Another comparison between U-Net and SegNet indicates that the former model is significantly better in terms of mean Dice score. Similar to the previous comparison, U-Net also introduces skip connections between convolutional layers to replace the pooling indices operation in the architecture of SegNet. These skip connections concatenate the output of the transposed convolution layers with the feature maps from the encoder at the same level. Thus, the expansion section which consists of a large number of feature channels allows the network to propagate localization combined with contextual information from the contraction section to higher resolution layers. Intuitively, in the expansion section or “decoder” of the U-Net architecture, the segmentation results are reconstructed with the structural features that are learned in the contraction section or the “decoder”. This allows the U-Net to make predictions at more precise locations. These comparisons have illustrated the effectiveness of skip connections for improving the accuracy of wound segmentation.
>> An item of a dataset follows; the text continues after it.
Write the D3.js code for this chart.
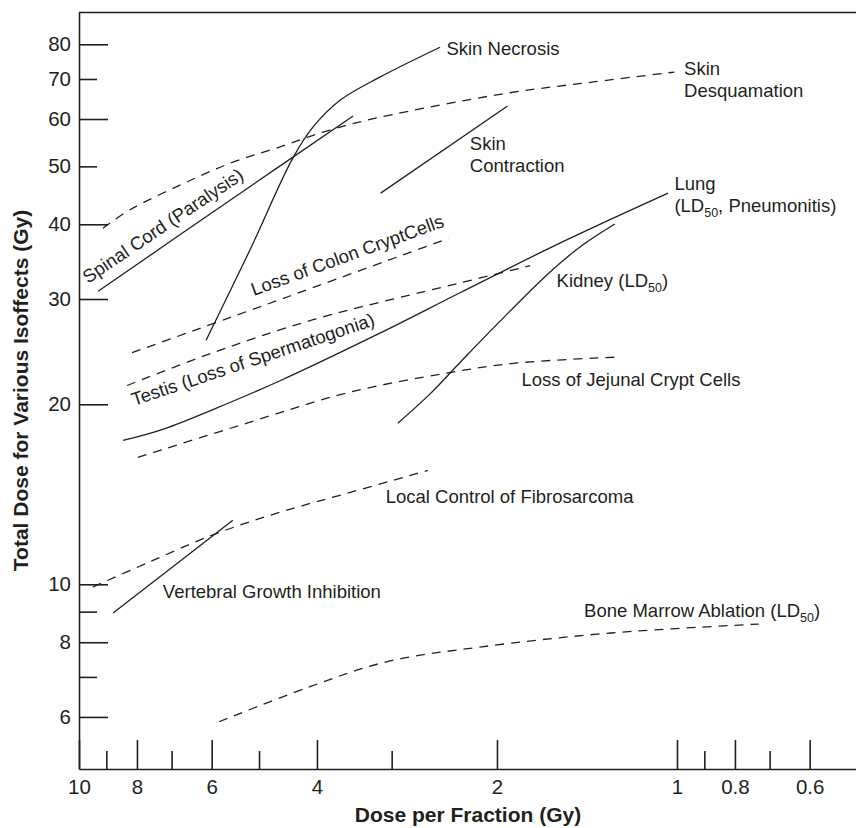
<!DOCTYPE html>
<html>
<head>
<meta charset="UTF-8">
<title>Isoeffect curves</title>
<style>
  body { margin: 0; background: #fff; }
  svg { display: block; font-family: "Liberation Sans", Arial, Helvetica, sans-serif; }
  .curve { fill: none; stroke: #231f20; stroke-width: 1.3; }
  .curve.early { stroke-dasharray: 9,7; }
  .lbl { font-size: 18.5px; fill: #231f20; }
  .axis text { font-size: 20.5px; fill: #231f20; }
  .axis line, .axis path, .frame { stroke: #231f20; stroke-width: 1.6; fill: none; }
  .title { font-size: 21px; font-weight: bold; fill: #231f20; }
</style>
</head>
<body>
<svg id="chart" width="856" height="828"></svg>
<script src="https://d3js.org/d3.v7.min.js"></script>
<script>

// [dose per fraction (Gy), total dose (Gy)]
// solid = late effects, dashed = early effects
var skinNecrosis     = [[6.13,25.6],[5.18,36.2],[4.39,51.6],[4.06,58.2],[3.66,64.5],[3.14,70.5],[2.49,79.1]];
var skinDesquamation = [[9.12,39.4],[8.22,42.3],[6.78,46.5],[5.59,50.6],[4.61,53.9],[3.81,57.5],[3.14,60.4],[1.92,66.3],[1.38,69.2],[1.01,71.9]];
var spinalCord       = [[9.29,30.9],[5.70,43.3],[3.48,60.7]];
var skinContraction  = [[3.13,45.1],[1.92,63.1]];
var lung             = [[8.44,17.4],[7.20,18.2],[5.97,19.6],[4.61,21.9],[3.14,26.3],[2.31,30.7],[1.57,37.2],[1.035,45.1]];
var kidney           = [[2.93,18.6],[2.59,20.8],[2.31,23.45],[1.98,27.5],[1.63,33.3],[1.44,36.9],[1.27,40.05]];
var colonCrypt       = [[8.15,24.4],[4.44,30.35],[2.41,37.9]];
var testis           = [[8.31,21.5],[5.97,24.4],[4.06,27.7],[2.31,31.9],[1.76,34.1]];
var jejunalCrypt     = [[7.97,16.3],[5.24,18.6],[3.56,20.9],[2.40,22.6],[1.85,23.45],[1.24,24.0]];
var fibrosarcoma     = [[9.48,9.90],[7.70,10.85],[5.97,12.1],[4.61,13.2],[3.56,14.2],[2.61,15.5]];
var vertebral        = [[8.77,8.95],[5.53,12.8]];
var boneMarrow       = [[5.83,5.89],[4.13,6.73],[3.06,7.42],[2.12,7.86],[1.29,8.29],[0.73,8.58]];

var lateCurves  = [skinNecrosis, spinalCord, skinContraction, lung, kidney, vertebral];
var earlyCurves = [skinDesquamation, colonCrypt, testis, jejunalCrypt, fibrosarcoma, boneMarrow];

// annotation text, anchored in data units (dose, total); "_50" marks a subscript
var labelText  = ["Skin Necrosis", "Skin", "Desquamation", "Skin", "Contraction", "Lung",
                  "(LD_50, Pneumonitis)", "Kidney (LD_50)", "Loss of Jejunal Crypt Cells",
                  "Local Control of Fibrosarcoma", "Vertebral Growth Inhibition",
                  "Bone Marrow Ablation (LD_50)", "Spinal Cord (Paralysis)",
                  "Loss of Colon CryptCells", "Testis (Loss of Spermatogonia)"];
var labelDose  = [2.43, 0.973, 0.973, 2.22, 2.22, 1.01, 1.01, 1.59, 1.82, 3.07, 7.24, 1.43, 9.66, 5.10, 8.09];
var labelTotal = [76.8, 71.1, 65.3, 53.2, 48.9, 45.6, 41.9, 31.4, 21.5, 13.7, 9.49, 8.82, 31.8, 30.35, 19.87];
var labelAngle = [0, 0, 0, 0, 0, 0, 0, 0, 0, 0, 0, 0, -34, -20, -18.5];

// axis ticks
var xTicks   = [10, 9, 8, 7, 6, 5, 4, 3, 2, 1, 0.9, 0.8, 0.7, 0.6];
var xLabeled = [10, 8, 6, 4, 2, 1, 0.8, 0.6];
var yTicks   = [80, 70, 60, 50, 40, 30, 20, 10, 9, 8, 7, 6];
var yLabeled = [80, 70, 60, 50, 40, 30, 20, 10, 8, 6];
var yShort   = [70, 50, 9, 7];

var xDomain = [10, 0.5];
var yDomain = [4.91, 90.6];

var svg = d3.select("#chart");

var x = d3.scaleLog().domain(xDomain).range([79, 857]);
var y = d3.scaleLog().domain(yDomain).range([769, 12]);

// frame top
svg.append("line")
  .attr("class", "frame")
  .attr("x1", x(xDomain[0])).attr("x2", x(xDomain[1]))
  .attr("y1", y(yDomain[1]) + 0.5).attr("y2", y(yDomain[1]) + 0.5);

// axes, ticks point inward
var gx = svg.append("g")
  .attr("class", "axis")
  .attr("transform", "translate(0," + y(yDomain[0]) + ")")
  .call(d3.axisBottom(x)
    .tickValues(xTicks)
    .tickSizeInner(-29)
    .tickSizeOuter(0)
    .tickPadding(10)
    .tickFormat(function(d){ return xLabeled.indexOf(d) >= 0 ? d : ""; }));
gx.selectAll(".tick line")
  .filter(function(d){ return xLabeled.indexOf(d) < 0; })
  .attr("y2", -18);

var gy = svg.append("g")
  .attr("class", "axis")
  .attr("transform", "translate(" + x(xDomain[0]) + ",0)")
  .call(d3.axisLeft(y)
    .tickValues(yTicks)
    .tickSizeInner(-29)
    .tickSizeOuter(0)
    .tickPadding(8)
    .tickFormat(function(d){ return yLabeled.indexOf(d) >= 0 ? d : ""; }));
gy.selectAll(".tick line")
  .filter(function(d){ return yShort.indexOf(d) >= 0; })
  .attr("x2", 18);

// axis titles
svg.append("text")
  .attr("class", "title")
  .attr("text-anchor", "middle")
  .attr("x", (x.range()[0] + x.range()[1]) / 2)
  .attr("y", 822)
  .text("Dose per Fraction (Gy)");

svg.append("text")
  .attr("class", "title")
  .attr("text-anchor", "middle")
  .attr("transform", "translate(28," + (y.range()[0] + y.range()[1]) / 2 + ") rotate(-90)")
  .text("Total Dose for Various Isoffects (Gy)");

// curves
var line = d3.line()
  .x(function(d){ return x(d[0]); })
  .y(function(d){ return y(d[1]); })
  .curve(d3.curveCatmullRom.alpha(0.5));

svg.selectAll(".late")
  .data(lateCurves)
  .enter().append("path")
  .attr("class", "curve late")
  .attr("d", line);

svg.selectAll(".early")
  .data(earlyCurves)
  .enter().append("path")
  .attr("class", "curve early")
  .attr("d", line);

// labels
labelText.forEach(function(t, i){
  var txt = svg.append("text")
    .attr("class", "lbl")
    .attr("transform", "translate(" + x(labelDose[i]) + "," + y(labelTotal[i]) + ") rotate(" + labelAngle[i] + ")");
  var parts = t.split(/_(\d+)/);
  parts.forEach(function(p, j){
    if (!p.length) return;
    if (j % 2 == 1) {
      txt.append("tspan").attr("font-size", "12.5px").attr("dy", 5).text(p);
    } else {
      var ts = txt.append("tspan").text(p);
      if (j > 0) ts.attr("dy", -5);
    }
  });
});

</script>
</body>
</html>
Besides the performance, our method is also efficient and lightweight. As shown in Table 3, the total number of trainable parameters in the adopted MobileNetV2 was only a fraction of the numbers in U-Net, VGG16, and Mask-RCNN. Thus, the network took less time during training and could be applied to mobile devices with less memory and limited computational power. Alternatively, higher-resolution input images could be fed into MobileNetV2 with less memory size and computational power comparing to the other models.

Table 3 Comparison of total numbers of trainable parameters.

Conclusions

We attempted to solve the automated segmentation problem of chronic foot ulcers in a dataset we built on our own using deep learning. We conducted comprehensive experiments and analyses on SegNet, VGG16, U-Net, Mask-RCNN, and our model based on MobileNetV2 and CCL to evaluate the performance of chronic wound segmentation. In the comparison of various neural networks, our method has demonstrated its effectiveness and mobility in the field of image segmentation due to its fully convolutional architecture consisting of depth-wise separable convolutional layers. We demonstrated the robustness of our model by testing it on the foot ulcer images in the publicly available Medetec Wound Dataset where our model still achieves the highest Dice score. In the future, we plan to improve our work by a novel multi-stream neural network architecture that extracts the shape features separately from the pixel-wise convolution in our deep learning model. A sketch of this idea is demonstrated in Fig. 5. With the advance of hardware and mobile computing, larger deep learning models will be runnable on mobile devices. Another future reseach is testing deeper neural networks on our dataset. Also, we will include more data in the dataset to improve the robustness and prediction accuracy of our method.

Figure 5
figure 5

An illustration of the idea of multi-stream model that recognize pixels intensities and shape information separately. To predict segmentation masks, the output tensors from both streams can be fused using carefully designed concatenation layers or multi-scale pooling layers.